Comparison of chemometric models using Raman spectroscopy for offline biochemical monitoring throughout the VLP-making upstream process

Abstract

This work aimed to compare the predictive capacity of linear (Partial Least Squares; Principal Component Regression) and non-linear (Artificial Neural Network, ANN; Support Vector Machine, SVM) chemometric models from Raman spectroscopy spectra acquired offline with (unclarified samples) and without cells (clarified samples), and biochemical parameters (Viable cell density, cell viability, glucose, lactate, glutamine, glutamate, ammonium, and potassium) quantified by reference methods in a rabies VLP production bioprocess.
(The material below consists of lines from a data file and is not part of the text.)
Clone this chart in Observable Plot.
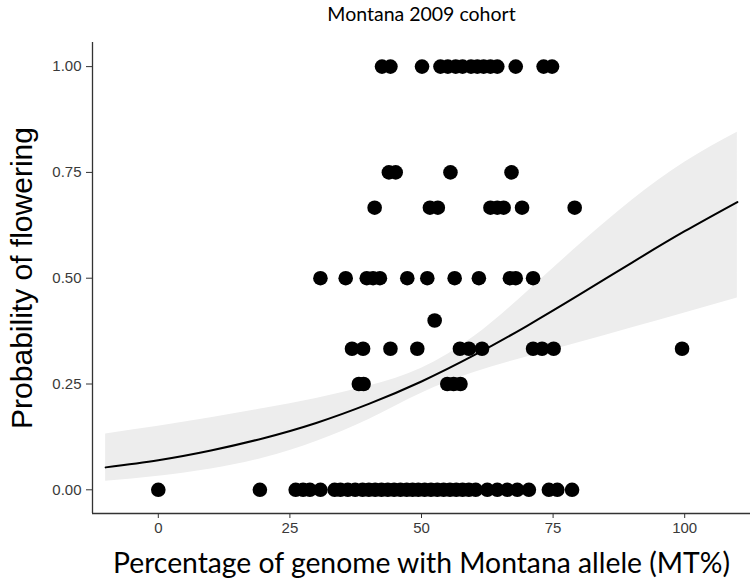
<!DOCTYPE html>
<html>
<head>
<meta charset="utf-8">
<script src="https://cdn.jsdelivr.net/npm/d3@7"></script>
<script src="https://cdn.jsdelivr.net/npm/@observablehq/plot@0.6"></script>
<style>
  body { margin: 0; background: white; }
  #chart g[aria-label$="tick label"], #chart g[aria-label$="tick label"] text { font-size: 15px !important; }
</style>
</head>
<body>
<div id="chart"></div>
<script>
// Observed points: x = MT% for each probability level
const row100 = [42.5, 44.1, 50.1, 53.6, 55.0, 56.5, 57.8, 59.4, 60.6, 61.8, 63.1, 64.4, 67.9, 73.2, 74.8];
const row075 = [43.8, 45.1, 55.5, 67.1];
const row067 = [41.1, 51.6, 53.1, 63.1, 64.4, 65.6, 69.1, 79.1];
const row050 = [30.8, 35.6, 39.6, 40.8, 42.1, 47.3, 51.1, 56.3, 60.9, 66.8, 67.9, 71.2];
const row040 = [52.5];
const row033 = [36.8, 38.9, 44.1, 49.2, 57.3, 59.0, 61.5, 71.2, 72.9, 75.1, 99.5];
const row025 = [38.1, 39.0, 54.9, 56.1, 57.4];
const row000 = [0, 19.3, 26.1, 27.5, 28.8, 30.8, 33.5, 34.6, 36.0, 37.4, 38.8, 40.0, 41.2, 42.4, 43.6, 44.8, 46.0, 47.2, 48.3, 49.4, 50.6, 51.8, 53.0, 54.2, 55.4, 56.6, 57.8, 59.0, 60.3, 62.5, 64.4, 66.3, 68.2, 70.4, 74.2, 75.8, 78.6];

// Fitted curve and confidence band
const curveX = [-10, 0, 10, 20, 30, 40, 50, 60, 70, 80, 90, 100, 110];
const fitP   = [0.053, 0.070, 0.093, 0.122, 0.158, 0.203, 0.256, 0.318, 0.387, 0.461, 0.537, 0.611, 0.680];
const lowerP = [0.020, 0.032, 0.049, 0.075, 0.114, 0.166, 0.228, 0.277, 0.314, 0.348, 0.383, 0.418, 0.453];
const upperP = [0.132, 0.150, 0.170, 0.192, 0.216, 0.245, 0.287, 0.362, 0.467, 0.579, 0.684, 0.774, 0.845];

const xTicks = [0, 25, 50, 75, 100];
const yTicks = [0, 0.25, 0.5, 0.75, 1];

const rows = [[1, row100], [0.75, row075], [2/3, row067], [0.5, row050], [0.4, row040], [1/3, row033], [0.25, row025], [0, row000]];
const points = rows.flatMap(([p, xs]) => xs.map(x => ({x, p})));
const band = curveX.map((x, i) => ({x, fit: fitP[i], lo: lowerP[i], hi: upperP[i]}));

const xDom = [-12.5, 112.5];
const yDom = [-0.056, 1.057];

const chart = Plot.plot({
  width: 750,
  height: 582,
  marginLeft: 92,
  marginRight: 0,
  marginTop: 42,
  marginBottom: 69,
  x: {domain: xDom},
  y: {domain: yDom},
  style: {fontFamily: "'Liberation Sans', Arial, sans-serif", fontSize: "15px", color: "#333", background: "white"},
  marks: [
    Plot.areaY(band, {x: "x", y1: "lo", y2: "hi", fill: "#ededed", curve: "natural"}),
    Plot.line(band, {x: "x", y: "fit", stroke: "black", strokeWidth: 2, curve: "natural"}),
    Plot.dot(points, {x: "x", y: "p", r: 7.3, fill: "black", stroke: "none"}),
    Plot.ruleY([yDom[0]], {stroke: "#333", strokeWidth: 1.3}),
    Plot.ruleX([xDom[0]], {stroke: "#333", strokeWidth: 1.3}),
    Plot.axisX({ticks: xTicks, tickSize: 5, tickPadding: 4, label: null, tickFormat: d => String(d), stroke: "#333", fill: "#3a3a3a", fontSize: 15}),
    Plot.axisY({ticks: yTicks, tickSize: 6, tickPadding: 5, label: null, tickFormat: d => d.toFixed(2), stroke: "#333", fill: "#3a3a3a", fontSize: 15}),
    Plot.text(["Montana 2009 cohort"], {frameAnchor: "top", dy: -28, lineAnchor: "middle", textAnchor: "middle", fontSize: 19.5, fontFamily: "Lato, 'Open Sans', sans-serif", fill: "black"}),
    Plot.text(["Percentage of genome with Montana allele (MT%)"], {frameAnchor: "bottom", dy: 50, lineAnchor: "middle", textAnchor: "middle", fontSize: 28.3, fontFamily: "Lato, 'Open Sans', sans-serif", fill: "black"}),
    Plot.text(["Probability of flowering"], {frameAnchor: "left", dx: -70, rotate: -90, lineAnchor: "middle", textAnchor: "middle", fontSize: 30, fontFamily: "'Liberation Sans', Arial, sans-serif", fill: "black"})
  ]
});
document.getElementById("chart").appendChild(chart);
</script>
</body>
</html>
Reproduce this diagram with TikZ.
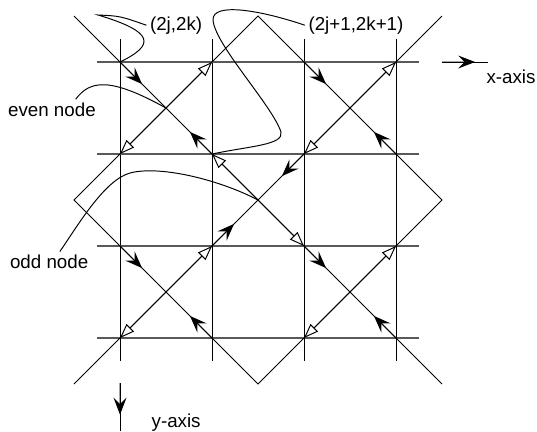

The nonlinear models, ANN and SVM were the more suitable models with the lowest absolute errors. No effective differences in accuracy were detected for models from spectral data with and without cells. The mean absolute error of the best models within the assessed parameter ranges for viable cell density (0.01–8.83 × 106 cells/mL), cell viability (1.3–100.0%), glucose (5.22–10.93 g L−1), lactate (18.6–152.7 mg L−1), glutamine (158–1761 mg L−1), glutamate (807.6–2159.7 mg L−1), ammonium (62.8–117.8 mg L−1), and potassium (531.6–685. 3 mg L−1) were 0.17 ± 0.13 × 106 cells/mL, 6.8 ± 7.1%, 0.24 ± 0.14 g L− 1, 3.3 ± 3.5 mg L− 1, 61 ± 52 mg L− 1, 52 ± 51 mg L− 1, 2.1 ± 1.9 mg L− 1 and 8.6 ± 8.6 mg L− 1, respectively. The errors achieved were like those for bioprocesses using a highlighted animal cell host (CHO cell) in similar ranges.